The New Shape of Enterprise Network Traffic
Traditional enterprise network traffic was largely predictable - email, file transfers, SaaS, VoIP. AI changes that. Whether it's real-time video analysis at the edge, LLM inferencing in the cloud, or massive data transfers for training, AI introduces:
High-throughput demands: AI needs to move large volumes of data, often across hybrid environments.
Burstiness: AI training and inferencing can spike sudden and unpredictably.
Latency sensitivity: Use cases like autonomous operations or real-time analytics require ultra-low latency.
For network planners, this means old models for forecasting traffic and capacity simply don't hold up.
SD-WAN Is Necessary but Not Sufficient
Most large enterprises have adopted SD-WAN for its flexibility, cost savings, and centralized management. It allows companies to dynamically route traffic across MPLS, broadband, and wireless links. But in the AI era, SD-WAN must evolve:
AI-aware routing policies: Not all traffic is created equal. AI workloads may need to preempt bulk traffic.
Integration with edge computing: AI processing is shifting to the edge, requiring local breakout and low-latency paths.
Security and segmentation: With sensitive models and data moving around, fine-grained security becomes essential.
According to Gartner, over 70% of network operations teams will rely on generative AI for SD-WAN configuration and optimization by 2027. Enterprise network teams must plan now to integrate this level of intelligence.
Carrier Networks Are Evolving Too
Telecom providers are feeling the pressure. Enterprise clients are demanding AI-friendly networks with:
Dynamic scalability: Bandwidth that flexes with AI load.
SLAs for AI traffic: Guarantees around latency, jitter, and throughput.
Edge POPs and MEC zones: To support inferencing and low-latency AI use cases closer to end users.
Carriers like AT&T and Verizon are already experimenting with AI-enhanced interconnects and 5G-based edge compute zones. Enterprise customers need to engage with their providers to understand roadmap alignment.
Pricing Is the Wild Card
AI traffic could break traditional pricing models. Enterprises may face:
New cost structures: AI-intensive sites might require SLAs or usage-based models.
Volume-based tiers: Similar to cloud egress fees, network pricing may scale with AI data volumes.
Incentives to consolidate traffic: Carriers may encourage funneling AI workloads through preferred POPs or backbone routes.
Enterprises must model these pricing impacts now.
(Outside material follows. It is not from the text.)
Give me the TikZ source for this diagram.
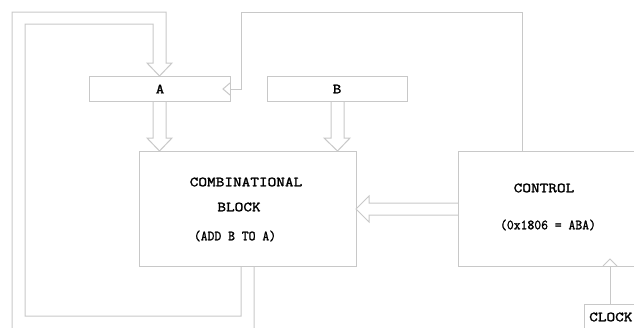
\documentclass[tikz,border=0pt]{standalone}
\usepackage{fontspec}
\newfontfamily\diagfont{Latin Modern Mono}[FakeBold=1.6]
\usetikzlibrary{calc}
\definecolor{linegray}{RGB}{200,200,200}
\tikzset{
  line/.style={draw=linegray, line width=1pt},
  boxnode/.style={line, rectangle, inner sep=0pt, anchor=north west},
  lbl/.style={font=\diagfont\fontsize{14}{14}\selectfont, text=black, inner sep=0pt},
}
\newcommand{\wide}[1]{\scalebox{1.2}[1]{#1}}
\newcommand{\narrow}[1]{\scalebox{0.95}[1]{#1}}
\begin{document}
\begin{tikzpicture}[x=1pt,y=-1pt]
\useasboundingbox (0,0) rectangle (634,327);
\clip (0,0) rectangle (634,327);
% boxes
\node[boxnode, minimum width=141pt, minimum height=25pt] (A) at (89,76) {};
\node[boxnode, minimum width=140pt, minimum height=25pt] (B) at (267,76) {};
\node[boxnode, minimum width=217pt, minimum height=115pt] (comb) at (139,151) {};
\node[boxnode, minimum width=200pt, minimum height=115pt] (ctrl) at (458,151) {};
\node[boxnode, minimum width=80pt, minimum height=40pt] (clk) at (584,304) {};
% labels
\node[lbl] (tA) at (160,89) {\wide{A}};
\node[lbl] (tB) at (337,89) {\wide{B}};
\node[lbl] (t1) at (246,182) {\wide{COMBINATIONAL}};
\node[lbl] (t2) at (239,207) {\wide{BLOCK}};
\node[lbl] (t3) at (235,236) {\narrow{(ADD B TO A)}};
\node[lbl] (t4) at (544,188) {\wide{CONTROL}};
\node[lbl] (t5) at (548,225) {\narrow{(0x1806 = ABA)}};
\node[lbl, anchor=west] (t6) at (589,317) {\wide{CLOCK}};
% feedback fat arrow: comb bottom -> around -> A top
\draw[line] (254,266) -- (254,332) -- (12,332) -- (12,12) -- (166,12) -- (166,63)
  -- (172,63) -- (159.5,76) -- (147,63) -- (153,63) -- (153,24) -- (25,24)
  -- (25,316) -- (241,316) -- (241,266);
% A -> comb
\draw[line] (153,101) -- (153,138) -- (147,138) -- (159.5,151) -- (172,138) -- (166,138) -- (166,101);
% B -> comb
\draw[line] (331,101) -- (331,138) -- (324,138) -- (337.5,151) -- (350,138) -- (344,138) -- (344,101);
% control -> comb
\draw[line] (458,203) -- (369,203) -- (369,196) -- (356,209) -- (369,222) -- (369,215) -- (458,215);
% control top -> A right
\draw[line] (522,151) -- (522,12) -- (241,12) -- (241,89) -- (230,89);
\draw[line] (230,83) -- (223,89) -- (230,95);
% clock -> control
\draw[line] (610,304) -- (610,266);
\draw[line] (603,266) -- (610,259) -- (617,266);
\end{tikzpicture}
\end{document}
It's not just about adding more bandwidth - it's about adding the right kind of bandwidth.
Recommendations for Enterprise Network Teams
Audit your AI footprint: Where is AI being used? What traffic patterns does it generate?
Map workloads to network capabilities: Do edge locations have the latency and throughput required?
Revisit SD-WAN policies: Can your fabric identify and prioritize AI traffic?
Engage with carriers: Ask about AI-readiness, edge capabilities, and dynamic pricing models.
Forecast for agility: Assume traffic patterns will shift. Plan networks to adapt, not just scale.
Final Thoughts
The rise of AI is a double-edged sward for enterprise IT. It unlocks huge value, but only if the supporting infrastructure can keep up. Network planning is no longer just about pipes and packets. It's about intelligently supporting a new class of applications that redefine performance, cost, and control.
In this AI-driven future, the smartest enterprises won't just deploy AI. They'll build networks that think ahead.